--- Task directions ---
Return the lines that follow, exactly as they appear, from the first through the one containing "const xTicksB = [0, 20, 40, 60, 80, 100];"; no pictures are to be included.

--- Available data ---
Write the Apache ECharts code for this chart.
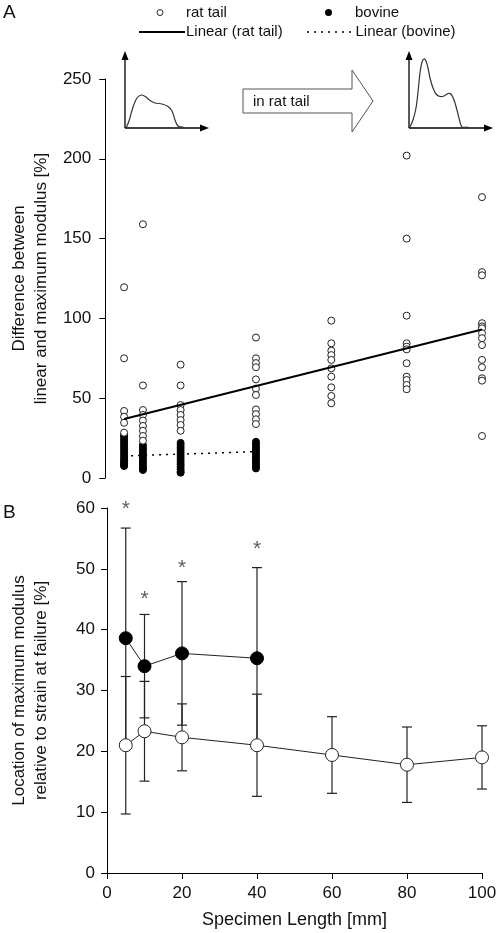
<!DOCTYPE html>
<html><head><meta charset="utf-8">
<script src="https://cdn.jsdelivr.net/npm/echarts@6/dist/echarts.min.js"></script>
<style>html,body{margin:0;padding:0;background:#fff}#c{width:500px;height:933px}</style>
</head><body><div id="c"></div>
<script>
// ---------- Panel A: difference between linear and maximum modulus [%] ----------
const ratA_5   = [119.5, 75, 42, 38.4, 34.6, 28.4];
const ratA_10  = [159, 58, 42.6, 39.5, 36, 32.6, 29.6, 26.3, 23.4];
const ratA_20  = [71, 58, 45.7, 42.6, 39.5, 36.3, 33.2, 29.6];
const ratA_40  = [88, 75, 72, 69.4, 61.8, 56, 52, 43, 40, 36.8, 33.8];
const ratA_60  = [98.6, 84.4, 79.8, 77, 74, 68.7, 63.5, 56.8, 51.4, 46.8];
const ratA_80  = [202, 150, 101.7, 84.4, 82.3, 80.6, 71.9, 63.5, 61.4, 58.3, 55.6];
const ratA_100 = [176, 129, 127, 97, 95, 93.8, 90.7, 87.6, 83.3, 74, 69.4, 62.5, 61, 26.3];

const bovA_5  = [27, 26, 24.5, 23, 21.5, 20, 18.5, 17, 15.5, 14, 12.5, 11, 10, 9, 8, 7.5];
const bovA_10 = [20.7, 19, 17.5, 16, 14.5, 13, 11.5, 10, 8.5, 7, 6, 5];
const bovA_20 = [22, 20.5, 19, 17.5, 16, 14.5, 13, 11.5, 10, 8.5, 7, 5.5, 4, 3.3];
const bovA_40 = [22.7, 21, 19.5, 18, 16.5, 15, 13.5, 12, 10.5, 9, 7.5, 6];

const ratTrendX = [5, 100];
const ratTrendY = [37, 93];
const bovTrendX = [5, 40];
const bovTrendY = [13.8, 16.5];

// ---------- Panel B: location of maximum modulus relative to strain at failure [%] ----------
const bovLengths = [5, 10, 20, 40];
const bovMean    = [38.6, 34.0, 36.1, 35.3];
const bovSD      = [18.1, 8.5, 11.8, 14.9];
const starY      = [60.5, 45.7, 50.7, 53.9];

const ratLengths = [5, 10, 20, 40, 60, 80, 100];
const ratMean    = [21, 23.3, 22.3, 21, 19.4, 17.8, 19];
const ratSD      = [11.3, 8.2, 5.5, 8.4, 6.3, 6.2, 5.2];

const yTicksA = [0, 50, 100, 150, 200, 250];
const yTicksB = [0, 10, 20, 30, 40, 50, 60];
const xTicksB = [0, 20, 40, 60, 80, 100];

// ---------- build ----------
const FONT = 'Liberation Sans, Arial, sans-serif';
const TXT = '#111';
const pts = (x, arr) => arr.map(v => [x, v]);
const ratA = [].concat(pts(5, ratA_5), pts(10, ratA_10), pts(20, ratA_20), pts(40, ratA_40),
                       pts(60, ratA_60), pts(80, ratA_80), pts(100, ratA_100));
const bovA = [].concat(pts(5, bovA_5), pts(10, bovA_10), pts(20, bovA_20), pts(40, bovA_40));
const zip = (xs, ys) => xs.map((x, i) => [x, ys[i]]);

function errItem(params, api) {
  const x = api.value(0), lo = api.value(1), hi = api.value(2);
  const pLo = api.coord([x, lo]), pHi = api.coord([x, hi]);
  const w = 5;
  const style = {stroke: '#222', lineWidth: 1.2, fill: null};
  return {type: 'group', children: [
    {type: 'line', shape: {x1: pLo[0], y1: pLo[1], x2: pHi[0], y2: pHi[1]}, style: style},
    {type: 'line', shape: {x1: pHi[0] - w, y1: pHi[1], x2: pHi[0] + w, y2: pHi[1]}, style: style},
    {type: 'line', shape: {x1: pLo[0] - w, y1: pLo[1], x2: pLo[0] + w, y2: pLo[1]}, style: style}
  ]};
}

const axisBase = {
  axisLine: {show: true, lineStyle: {color: '#000', width: 1}},
  axisTick: {show: true, length: 6, lineStyle: {color: '#000', width: 1}},
  splitLine: {show: false},
  axisLabel: {color: TXT, fontSize: 17, fontFamily: FONT, margin: 13}
};

const stroke = {stroke: '#333', lineWidth: 1.2, fill: null};
const head = (p) => ({type: 'polygon', shape: {points: p}, style: {fill: '#000'}});

const option = {
  animation: false,
  backgroundColor: '#fff',
  grid: [
    {left: 103, width: 379, top: 79, height: 399},
    {left: 104, width: 378, top: 508, height: 365}
  ],
  xAxis: [
    {gridIndex: 0, type: 'value', min: 0, max: 100, show: false},
    Object.assign({}, axisBase, {gridIndex: 1, type: 'value', min: 0, max: 100, interval: 20,
      axisLabel: Object.assign({}, axisBase.axisLabel, {margin: 12}),
      name: 'Specimen Length [mm]', nameLocation: 'middle', nameGap: 38,
      nameTextStyle: {color: TXT, fontSize: 18, fontFamily: FONT}})
  ],
  yAxis: [
    Object.assign({}, axisBase, {gridIndex: 0, type: 'value', min: 0, max: 250, interval: 50,
      axisLabel: Object.assign({}, axisBase.axisLabel, {margin: 14}),
      name: 'Difference between\nlinear and maximum modulus [%]', nameLocation: 'middle', nameGap: 50,
      nameTextStyle: {color: TXT, fontSize: 17, fontFamily: FONT, lineHeight: 22}}),
    Object.assign({}, axisBase, {gridIndex: 1, type: 'value', min: 0, max: 60, interval: 10,
      axisLabel: Object.assign({}, axisBase.axisLabel, {margin: 12}),
      name: 'Location of maximum modulus\nrelative to strain at failure [%]', nameLocation: 'middle', nameGap: 55,
      nameTextStyle: {color: TXT, fontSize: 17, fontFamily: FONT, lineHeight: 22}})
  ],
  series: [
    {type: 'scatter', name: 'bovine', xAxisIndex: 0, yAxisIndex: 0, data: bovA, symbol: 'circle', symbolSize: 7,
     itemStyle: {color: '#000', borderColor: '#000', borderWidth: 1, opacity: 1}, z: 2},
    {type: 'scatter', name: 'rat tail', xAxisIndex: 0, yAxisIndex: 0, data: ratA, symbol: 'circle', symbolSize: 7,
     itemStyle: {color: '#fff', borderColor: '#222', borderWidth: 1, opacity: 1}, z: 3},
    {type: 'line', name: 'Linear (rat tail)', xAxisIndex: 0, yAxisIndex: 0, data: zip(ratTrendX, ratTrendY),
     showSymbol: false, symbol: 'none', lineStyle: {color: '#000', width: 2}, z: 4},
    {type: 'line', name: 'Linear (bovine)', xAxisIndex: 0, yAxisIndex: 0, data: zip(bovTrendX, bovTrendY),
     showSymbol: false, symbol: 'none', lineStyle: {color: '#000', width: 1.5, type: [2, 5]}, z: 4},

    {type: 'custom', xAxisIndex: 1, yAxisIndex: 1, renderItem: errItem, encode: {x: 0, y: [1, 2]},
     data: bovLengths.map((x, i) => [x, bovMean[i] - bovSD[i], bovMean[i] + bovSD[i]]), z: 2},
    {type: 'custom', xAxisIndex: 1, yAxisIndex: 1, renderItem: errItem, encode: {x: 0, y: [1, 2]},
     data: ratLengths.map((x, i) => [x, ratMean[i] - ratSD[i], ratMean[i] + ratSD[i]]), z: 2},
    {type: 'line', xAxisIndex: 1, yAxisIndex: 1, data: zip(bovLengths, bovMean), symbol: 'circle', symbolSize: 13,
     showSymbol: true, lineStyle: {color: '#222', width: 1}, itemStyle: {color: '#000', borderColor: '#000', borderWidth: 1}, z: 5},
    {type: 'line', xAxisIndex: 1, yAxisIndex: 1, data: zip(ratLengths, ratMean), symbol: 'circle', symbolSize: 13,
     showSymbol: true, lineStyle: {color: '#222', width: 1}, itemStyle: {color: '#fff', borderColor: '#222', borderWidth: 1}, z: 5},
    {type: 'scatter', xAxisIndex: 1, yAxisIndex: 1, data: zip(bovLengths, starY), symbolSize: 1, clip: false,
     itemStyle: {color: 'rgba(0,0,0,0)'},
     label: {show: true, formatter: '*', position: 'inside', offset: [0, 4], fontSize: 21, color: '#333', fontFamily: FONT}, z: 6}
  ],
  graphic: [
    {type: 'text', left: 3, top: 3, style: {text: 'A', fontSize: 19, fontFamily: FONT, fill: TXT}},
    {type: 'text', left: 3, top: 503, style: {text: 'B', fontSize: 19, fontFamily: FONT, fill: TXT}},
    // legend
    {type: 'circle', shape: {cx: 160, cy: 12.5, r: 3}, style: {fill: '#fff', stroke: '#222', lineWidth: 1}},
    {type: 'text', x: 186, y: 12.5, style: {text: 'rat tail', fontSize: 15, fontFamily: FONT, fill: TXT, verticalAlign: 'middle'}},
    {type: 'circle', shape: {cx: 328.5, cy: 12.5, r: 3.5}, style: {fill: '#000'}},
    {type: 'text', x: 355, y: 12.5, style: {text: 'bovine', fontSize: 15, fontFamily: FONT, fill: TXT, verticalAlign: 'middle'}},
    {type: 'line', shape: {x1: 139, y1: 32, x2: 185, y2: 32}, style: {stroke: '#000', lineWidth: 2}},
    {type: 'text', x: 186, y: 32, style: {text: 'Linear (rat tail)', fontSize: 15, fontFamily: FONT, fill: TXT, verticalAlign: 'middle'}},
    {type: 'line', shape: {x1: 307, y1: 32, x2: 354, y2: 32}, style: {stroke: '#000', lineWidth: 1.3, lineDash: [2, 5]}},
    {type: 'text', x: 355.5, y: 32, style: {text: 'Linear (bovine)', fontSize: 15, fontFamily: FONT, fill: TXT, verticalAlign: 'middle'}},
    // inset left
    {type: 'polyline', shape: {points: [[125, 128], [125, 58]]}, style: {stroke: '#000', lineWidth: 1.3}},
    head([[121.5, 60], [125, 51], [128.5, 60]]),
    {type: 'polyline', shape: {points: [[125, 128], [202, 128]]}, style: {stroke: '#000', lineWidth: 1.3}},
    head([[200, 124.5], [209, 128], [200, 131.5]]),
    {type: 'polyline', shape: {points: [[126.5, 127], [129, 121], [133, 107], [137, 98], [141.5, 95], [146, 97],
      [150, 100.5], [155, 103], [162, 104], [168, 106.5], [172, 111], [175, 120], [178, 126], [183.5, 127]], smooth: 0.3},
     style: stroke},
    // inset right
    {type: 'polyline', shape: {points: [[409, 128], [409, 58]]}, style: {stroke: '#000', lineWidth: 1.3}},
    head([[405.5, 60], [409, 51], [412.5, 60]]),
    {type: 'polyline', shape: {points: [[409, 128], [486, 128]]}, style: {stroke: '#000', lineWidth: 1.3}},
    head([[484, 124.5], [493, 128], [484, 131.5]]),
    {type: 'polyline', shape: {points: [[410, 127], [413, 120], [416, 108], [418, 92], [420, 73], [422, 62], [424, 59],
      [426, 61], [428, 68], [430, 78], [433, 88], [436, 94], [440, 96.5], [444, 96], [448, 93.5], [451, 94], [454, 100],
      [457, 110], [460, 122], [462, 127], [468, 127]], smooth: 0.3},
     style: stroke},
    // big arrow
    {type: 'polygon', shape: {points: [[243, 89], [352, 89], [352, 70], [373, 101], [352, 132], [352, 113], [243, 113]]},
     style: {fill: '#fff', stroke: '#555', lineWidth: 1}},
    {type: 'text', x: 253, y: 101.5, style: {text: 'in rat tail', fontSize: 15, fontFamily: FONT, fill: TXT, verticalAlign: 'middle'}}
  ]
};

const chart = echarts.init(document.getElementById('c'), null, {renderer: 'canvas'});
chart.setOption(option);
</script>
</body></html>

--- The response ---
Write the Apache ECharts code for this chart.
<!DOCTYPE html>
<html><head><meta charset="utf-8">
<script src="https://cdn.jsdelivr.net/npm/echarts@6/dist/echarts.min.js"></script>
<style>html,body{margin:0;padding:0;background:#fff}#c{width:500px;height:933px}</style>
</head><body><div id="c"></div>
<script>
// ---------- Panel A: difference between linear and maximum modulus [%] ----------
const ratA_5   = [119.5, 75, 42, 38.4, 34.6, 28.4];
const ratA_10  = [159, 58, 42.6, 39.5, 36, 32.6, 29.6, 26.3, 23.4];
const ratA_20  = [71, 58, 45.7, 42.6, 39.5, 36.3, 33.2, 29.6];
const ratA_40  = [88, 75, 72, 69.4, 61.8, 56, 52, 43, 40, 36.8, 33.8];
const ratA_60  = [98.6, 84.4, 79.8, 77, 74, 68.7, 63.5, 56.8, 51.4, 46.8];
const ratA_80  = [202, 150, 101.7, 84.4, 82.3, 80.6, 71.9, 63.5, 61.4, 58.3, 55.6];
const ratA_100 = [176, 129, 127, 97, 95, 93.8, 90.7, 87.6, 83.3, 74, 69.4, 62.5, 61, 26.3];

const bovA_5  = [27, 26, 24.5, 23, 21.5, 20, 18.5, 17, 15.5, 14, 12.5, 11, 10, 9, 8, 7.5];
const bovA_10 = [20.7, 19, 17.5, 16, 14.5, 13, 11.5, 10, 8.5, 7, 6, 5];
const bovA_20 = [22, 20.5, 19, 17.5, 16, 14.5, 13, 11.5, 10, 8.5, 7, 5.5, 4, 3.3];
const bovA_40 = [22.7, 21, 19.5, 18, 16.5, 15, 13.5, 12, 10.5, 9, 7.5, 6];

const ratTrendX = [5, 100];
const ratTrendY = [37, 93];
const bovTrendX = [5, 40];
const bovTrendY = [13.8, 16.5];

// ---------- Panel B: location of maximum modulus relative to strain at failure [%] ----------
const bovLengths = [5, 10, 20, 40];
const bovMean    = [38.6, 34.0, 36.1, 35.3];
const bovSD      = [18.1, 8.5, 11.8, 14.9];
const starY      = [60.5, 45.7, 50.7, 53.9];

const ratLengths = [5, 10, 20, 40, 60, 80, 100];
const ratMean    = [21, 23.3, 22.3, 21, 19.4, 17.8, 19];
const ratSD      = [11.3, 8.2, 5.5, 8.4, 6.3, 6.2, 5.2];

const yTicksA = [0, 50, 100, 150, 200, 250];
const yTicksB = [0, 10, 20, 30, 40, 50, 60];
const xTicksB = [0, 20, 40, 60, 80, 100];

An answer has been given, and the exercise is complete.